Pictures stay out of this copy, which runs from the first line of the material through the line containing "import seaborn as sns".

Data items
========

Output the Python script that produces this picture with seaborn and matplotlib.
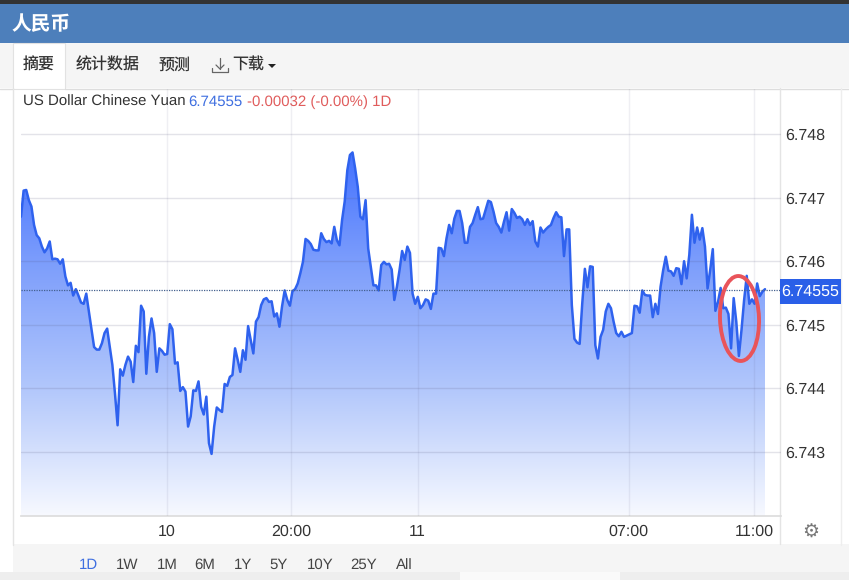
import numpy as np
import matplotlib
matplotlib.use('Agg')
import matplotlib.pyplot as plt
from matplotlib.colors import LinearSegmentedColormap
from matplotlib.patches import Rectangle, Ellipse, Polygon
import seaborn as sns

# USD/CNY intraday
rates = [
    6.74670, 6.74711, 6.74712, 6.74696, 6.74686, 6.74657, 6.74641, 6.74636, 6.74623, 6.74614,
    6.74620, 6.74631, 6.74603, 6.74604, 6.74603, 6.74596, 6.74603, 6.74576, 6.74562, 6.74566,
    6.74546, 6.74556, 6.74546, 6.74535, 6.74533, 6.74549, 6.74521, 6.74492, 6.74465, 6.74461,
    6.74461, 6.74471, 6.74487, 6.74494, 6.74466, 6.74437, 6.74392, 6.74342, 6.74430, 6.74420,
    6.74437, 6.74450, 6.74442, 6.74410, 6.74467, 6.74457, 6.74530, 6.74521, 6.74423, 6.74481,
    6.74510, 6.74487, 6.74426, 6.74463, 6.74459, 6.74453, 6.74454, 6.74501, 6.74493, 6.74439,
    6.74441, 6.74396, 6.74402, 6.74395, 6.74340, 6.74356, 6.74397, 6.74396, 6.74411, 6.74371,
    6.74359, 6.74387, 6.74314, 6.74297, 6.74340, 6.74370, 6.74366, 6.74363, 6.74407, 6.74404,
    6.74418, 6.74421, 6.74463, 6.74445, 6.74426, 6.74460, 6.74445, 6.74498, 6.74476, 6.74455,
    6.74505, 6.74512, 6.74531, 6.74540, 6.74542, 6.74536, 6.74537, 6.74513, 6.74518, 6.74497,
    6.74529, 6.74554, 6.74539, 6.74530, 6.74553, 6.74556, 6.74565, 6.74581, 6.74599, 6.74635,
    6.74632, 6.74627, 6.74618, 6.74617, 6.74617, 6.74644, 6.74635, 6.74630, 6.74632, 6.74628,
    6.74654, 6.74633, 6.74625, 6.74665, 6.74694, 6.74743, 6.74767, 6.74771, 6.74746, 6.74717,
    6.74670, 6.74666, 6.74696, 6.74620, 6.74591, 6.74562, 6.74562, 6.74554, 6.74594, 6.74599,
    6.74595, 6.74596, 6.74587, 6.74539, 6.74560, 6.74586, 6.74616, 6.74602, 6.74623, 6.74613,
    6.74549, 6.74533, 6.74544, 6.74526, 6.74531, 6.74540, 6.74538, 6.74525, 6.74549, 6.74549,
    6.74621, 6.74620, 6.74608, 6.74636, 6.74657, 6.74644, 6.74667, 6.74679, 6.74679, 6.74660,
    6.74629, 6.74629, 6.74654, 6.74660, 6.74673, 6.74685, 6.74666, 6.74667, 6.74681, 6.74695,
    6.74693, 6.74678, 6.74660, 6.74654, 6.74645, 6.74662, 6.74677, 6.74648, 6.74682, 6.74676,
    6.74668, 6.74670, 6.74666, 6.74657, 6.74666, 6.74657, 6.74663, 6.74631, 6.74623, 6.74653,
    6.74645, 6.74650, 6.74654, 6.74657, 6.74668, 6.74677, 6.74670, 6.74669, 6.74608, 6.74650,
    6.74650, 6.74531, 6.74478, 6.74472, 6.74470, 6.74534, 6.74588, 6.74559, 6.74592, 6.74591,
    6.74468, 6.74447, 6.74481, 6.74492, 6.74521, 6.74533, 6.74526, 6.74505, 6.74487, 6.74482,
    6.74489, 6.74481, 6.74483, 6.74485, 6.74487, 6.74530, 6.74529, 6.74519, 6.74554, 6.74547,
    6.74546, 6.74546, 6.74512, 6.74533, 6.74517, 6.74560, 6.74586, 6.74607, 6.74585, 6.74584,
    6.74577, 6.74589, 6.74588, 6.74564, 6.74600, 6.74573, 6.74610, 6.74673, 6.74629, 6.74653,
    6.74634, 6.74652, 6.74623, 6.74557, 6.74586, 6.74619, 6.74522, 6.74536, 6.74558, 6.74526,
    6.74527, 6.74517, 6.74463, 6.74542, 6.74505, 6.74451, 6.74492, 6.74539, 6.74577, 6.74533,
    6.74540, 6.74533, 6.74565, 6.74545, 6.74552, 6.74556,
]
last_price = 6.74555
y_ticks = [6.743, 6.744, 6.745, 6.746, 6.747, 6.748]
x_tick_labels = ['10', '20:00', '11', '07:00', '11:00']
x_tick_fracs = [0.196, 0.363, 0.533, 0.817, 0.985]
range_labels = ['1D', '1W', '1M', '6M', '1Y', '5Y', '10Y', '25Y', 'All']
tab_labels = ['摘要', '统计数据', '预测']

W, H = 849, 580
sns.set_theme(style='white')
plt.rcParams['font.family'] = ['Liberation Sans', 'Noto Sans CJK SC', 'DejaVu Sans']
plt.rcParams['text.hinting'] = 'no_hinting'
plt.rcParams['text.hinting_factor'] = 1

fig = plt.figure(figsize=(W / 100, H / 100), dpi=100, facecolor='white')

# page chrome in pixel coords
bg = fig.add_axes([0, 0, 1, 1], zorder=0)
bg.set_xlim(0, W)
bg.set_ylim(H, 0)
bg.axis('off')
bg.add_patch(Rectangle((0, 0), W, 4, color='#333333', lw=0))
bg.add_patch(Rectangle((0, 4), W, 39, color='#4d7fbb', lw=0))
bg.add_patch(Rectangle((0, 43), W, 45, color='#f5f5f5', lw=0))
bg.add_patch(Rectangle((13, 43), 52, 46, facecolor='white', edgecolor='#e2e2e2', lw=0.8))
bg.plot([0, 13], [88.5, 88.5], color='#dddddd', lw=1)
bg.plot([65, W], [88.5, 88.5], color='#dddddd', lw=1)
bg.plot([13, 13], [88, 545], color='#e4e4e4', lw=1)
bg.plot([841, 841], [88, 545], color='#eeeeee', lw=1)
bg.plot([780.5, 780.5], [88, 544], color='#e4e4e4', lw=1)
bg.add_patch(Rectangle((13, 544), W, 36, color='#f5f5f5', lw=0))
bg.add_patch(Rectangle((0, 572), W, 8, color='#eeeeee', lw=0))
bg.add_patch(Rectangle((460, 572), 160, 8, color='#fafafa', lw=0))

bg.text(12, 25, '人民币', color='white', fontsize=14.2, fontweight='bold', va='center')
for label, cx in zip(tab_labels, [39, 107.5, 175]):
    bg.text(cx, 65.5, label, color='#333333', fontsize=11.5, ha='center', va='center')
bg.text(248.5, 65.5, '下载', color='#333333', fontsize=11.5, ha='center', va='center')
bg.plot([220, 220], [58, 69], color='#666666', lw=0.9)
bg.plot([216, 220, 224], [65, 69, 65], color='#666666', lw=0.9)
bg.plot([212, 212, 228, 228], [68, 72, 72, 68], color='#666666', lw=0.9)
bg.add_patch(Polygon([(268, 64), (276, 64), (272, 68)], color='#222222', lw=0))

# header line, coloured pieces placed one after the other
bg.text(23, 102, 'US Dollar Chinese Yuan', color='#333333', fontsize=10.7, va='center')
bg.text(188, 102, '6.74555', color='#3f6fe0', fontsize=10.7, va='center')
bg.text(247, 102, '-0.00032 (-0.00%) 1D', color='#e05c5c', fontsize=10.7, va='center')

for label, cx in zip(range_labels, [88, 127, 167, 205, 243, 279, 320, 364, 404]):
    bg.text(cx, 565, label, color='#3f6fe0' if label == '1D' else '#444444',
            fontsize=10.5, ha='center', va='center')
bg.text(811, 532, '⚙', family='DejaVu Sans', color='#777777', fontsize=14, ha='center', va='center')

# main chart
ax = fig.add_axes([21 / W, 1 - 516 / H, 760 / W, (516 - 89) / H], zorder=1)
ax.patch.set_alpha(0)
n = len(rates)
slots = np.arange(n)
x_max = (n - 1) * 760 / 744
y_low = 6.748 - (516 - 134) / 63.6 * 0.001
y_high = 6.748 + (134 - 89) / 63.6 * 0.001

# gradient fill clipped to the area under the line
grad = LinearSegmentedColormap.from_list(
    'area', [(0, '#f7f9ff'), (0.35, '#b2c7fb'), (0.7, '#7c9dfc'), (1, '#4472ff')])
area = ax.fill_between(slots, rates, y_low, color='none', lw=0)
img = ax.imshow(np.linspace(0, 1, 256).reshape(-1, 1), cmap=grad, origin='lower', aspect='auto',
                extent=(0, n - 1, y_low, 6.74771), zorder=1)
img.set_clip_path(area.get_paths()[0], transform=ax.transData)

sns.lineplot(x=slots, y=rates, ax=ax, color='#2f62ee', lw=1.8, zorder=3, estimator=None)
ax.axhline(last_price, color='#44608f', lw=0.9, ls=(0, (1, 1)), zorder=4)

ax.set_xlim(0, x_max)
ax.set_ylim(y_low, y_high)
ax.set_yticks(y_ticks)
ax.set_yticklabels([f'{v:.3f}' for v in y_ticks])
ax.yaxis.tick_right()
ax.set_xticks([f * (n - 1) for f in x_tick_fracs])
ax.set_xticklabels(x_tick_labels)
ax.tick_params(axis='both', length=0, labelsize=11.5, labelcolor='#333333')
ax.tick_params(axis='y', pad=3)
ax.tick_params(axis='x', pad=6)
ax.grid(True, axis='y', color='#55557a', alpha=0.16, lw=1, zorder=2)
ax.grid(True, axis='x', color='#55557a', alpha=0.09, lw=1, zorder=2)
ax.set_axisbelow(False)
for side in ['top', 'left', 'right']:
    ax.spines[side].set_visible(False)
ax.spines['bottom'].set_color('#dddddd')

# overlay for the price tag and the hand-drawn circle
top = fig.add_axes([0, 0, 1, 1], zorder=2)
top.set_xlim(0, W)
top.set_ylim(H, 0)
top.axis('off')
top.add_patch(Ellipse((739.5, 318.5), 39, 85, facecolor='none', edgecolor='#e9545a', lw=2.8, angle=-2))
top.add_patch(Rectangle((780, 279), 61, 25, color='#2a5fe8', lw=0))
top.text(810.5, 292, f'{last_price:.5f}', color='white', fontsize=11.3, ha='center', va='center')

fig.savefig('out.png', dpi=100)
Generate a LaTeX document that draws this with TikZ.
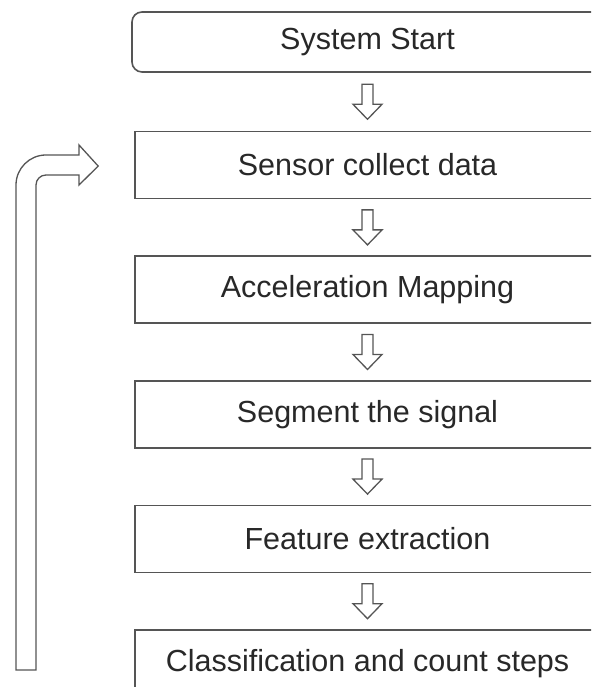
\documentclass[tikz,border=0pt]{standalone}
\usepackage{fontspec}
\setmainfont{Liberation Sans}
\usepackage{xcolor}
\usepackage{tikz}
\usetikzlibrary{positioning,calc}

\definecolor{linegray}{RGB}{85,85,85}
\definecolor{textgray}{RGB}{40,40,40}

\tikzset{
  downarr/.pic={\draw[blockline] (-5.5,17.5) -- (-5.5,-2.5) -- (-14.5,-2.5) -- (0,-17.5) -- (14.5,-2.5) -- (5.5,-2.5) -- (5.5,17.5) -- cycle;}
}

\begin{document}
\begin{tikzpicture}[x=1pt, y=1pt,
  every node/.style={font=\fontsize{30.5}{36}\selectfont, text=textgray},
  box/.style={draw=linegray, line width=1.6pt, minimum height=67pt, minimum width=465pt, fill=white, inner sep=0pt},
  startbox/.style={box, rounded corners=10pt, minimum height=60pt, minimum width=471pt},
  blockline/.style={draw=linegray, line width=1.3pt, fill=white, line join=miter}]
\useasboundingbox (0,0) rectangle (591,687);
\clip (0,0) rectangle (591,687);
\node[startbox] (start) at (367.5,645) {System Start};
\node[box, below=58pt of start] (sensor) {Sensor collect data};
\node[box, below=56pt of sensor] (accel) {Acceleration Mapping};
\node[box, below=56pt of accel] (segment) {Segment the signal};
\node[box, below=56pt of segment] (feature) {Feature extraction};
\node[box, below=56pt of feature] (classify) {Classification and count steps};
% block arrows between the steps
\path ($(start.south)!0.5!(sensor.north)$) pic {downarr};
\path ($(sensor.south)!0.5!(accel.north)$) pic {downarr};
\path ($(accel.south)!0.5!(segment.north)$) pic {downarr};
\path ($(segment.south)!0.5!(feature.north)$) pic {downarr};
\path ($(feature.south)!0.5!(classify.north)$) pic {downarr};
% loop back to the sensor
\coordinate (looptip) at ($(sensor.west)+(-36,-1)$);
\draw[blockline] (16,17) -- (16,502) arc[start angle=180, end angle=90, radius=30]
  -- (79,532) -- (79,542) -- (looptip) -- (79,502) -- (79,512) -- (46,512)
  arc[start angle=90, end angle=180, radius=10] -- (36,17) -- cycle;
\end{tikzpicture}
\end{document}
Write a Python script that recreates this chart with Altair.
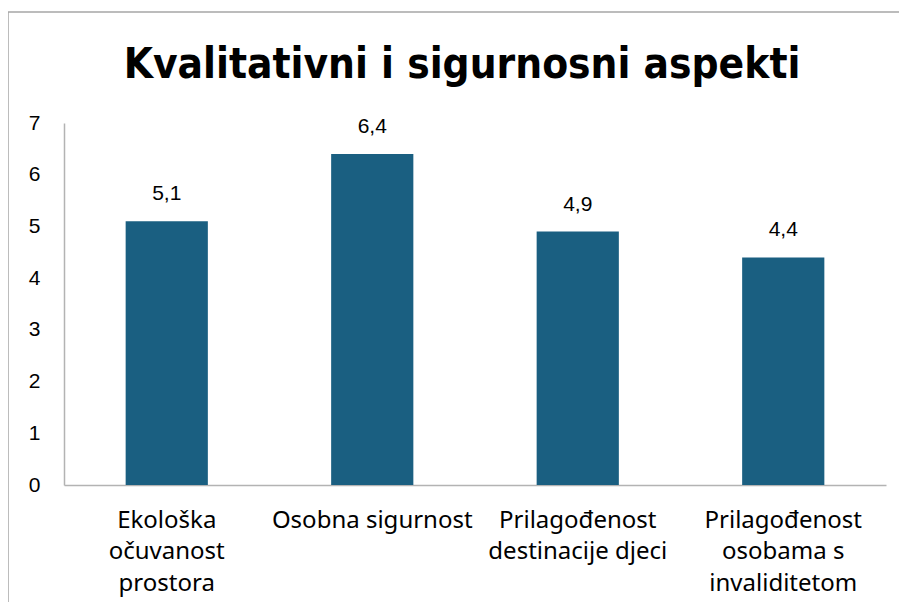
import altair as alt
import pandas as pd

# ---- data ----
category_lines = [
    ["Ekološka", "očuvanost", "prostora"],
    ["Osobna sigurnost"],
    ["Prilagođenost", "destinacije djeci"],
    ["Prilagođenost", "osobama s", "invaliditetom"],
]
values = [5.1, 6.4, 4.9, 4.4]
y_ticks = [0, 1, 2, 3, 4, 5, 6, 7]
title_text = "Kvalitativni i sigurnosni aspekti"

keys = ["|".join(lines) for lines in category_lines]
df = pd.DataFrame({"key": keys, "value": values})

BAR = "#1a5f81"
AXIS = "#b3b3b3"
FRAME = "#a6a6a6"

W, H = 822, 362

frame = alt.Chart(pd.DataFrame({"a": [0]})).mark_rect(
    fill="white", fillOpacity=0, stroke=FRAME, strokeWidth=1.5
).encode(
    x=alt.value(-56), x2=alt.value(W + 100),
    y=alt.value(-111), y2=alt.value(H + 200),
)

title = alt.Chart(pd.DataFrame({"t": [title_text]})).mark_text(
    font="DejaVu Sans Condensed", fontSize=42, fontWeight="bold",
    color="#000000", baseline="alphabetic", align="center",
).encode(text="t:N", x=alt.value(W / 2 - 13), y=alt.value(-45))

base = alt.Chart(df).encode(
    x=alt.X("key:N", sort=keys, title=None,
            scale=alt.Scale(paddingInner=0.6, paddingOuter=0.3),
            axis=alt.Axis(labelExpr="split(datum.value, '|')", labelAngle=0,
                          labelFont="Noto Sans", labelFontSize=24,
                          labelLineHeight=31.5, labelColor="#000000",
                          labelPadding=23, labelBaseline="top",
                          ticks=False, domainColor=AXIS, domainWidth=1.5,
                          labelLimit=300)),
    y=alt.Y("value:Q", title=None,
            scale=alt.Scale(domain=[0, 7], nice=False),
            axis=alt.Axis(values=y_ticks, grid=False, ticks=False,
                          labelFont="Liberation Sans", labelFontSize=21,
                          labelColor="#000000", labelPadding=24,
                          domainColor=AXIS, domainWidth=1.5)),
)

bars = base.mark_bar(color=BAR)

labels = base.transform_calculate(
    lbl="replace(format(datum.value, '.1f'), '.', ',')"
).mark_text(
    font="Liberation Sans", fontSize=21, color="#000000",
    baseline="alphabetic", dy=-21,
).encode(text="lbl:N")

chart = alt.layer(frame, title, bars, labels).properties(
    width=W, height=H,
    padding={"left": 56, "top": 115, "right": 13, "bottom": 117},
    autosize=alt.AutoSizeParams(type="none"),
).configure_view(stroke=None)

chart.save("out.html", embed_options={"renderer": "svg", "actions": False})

========

## In response
Output the Python script that produces this picture with seaborn and matplotlib.
import numpy as np
import matplotlib
matplotlib.use('Agg')
import matplotlib.pyplot as plt
from matplotlib.colors import LinearSegmentedColormap
from matplotlib.patches import Rectangle, Ellipse, Polygon
import seaborn as sns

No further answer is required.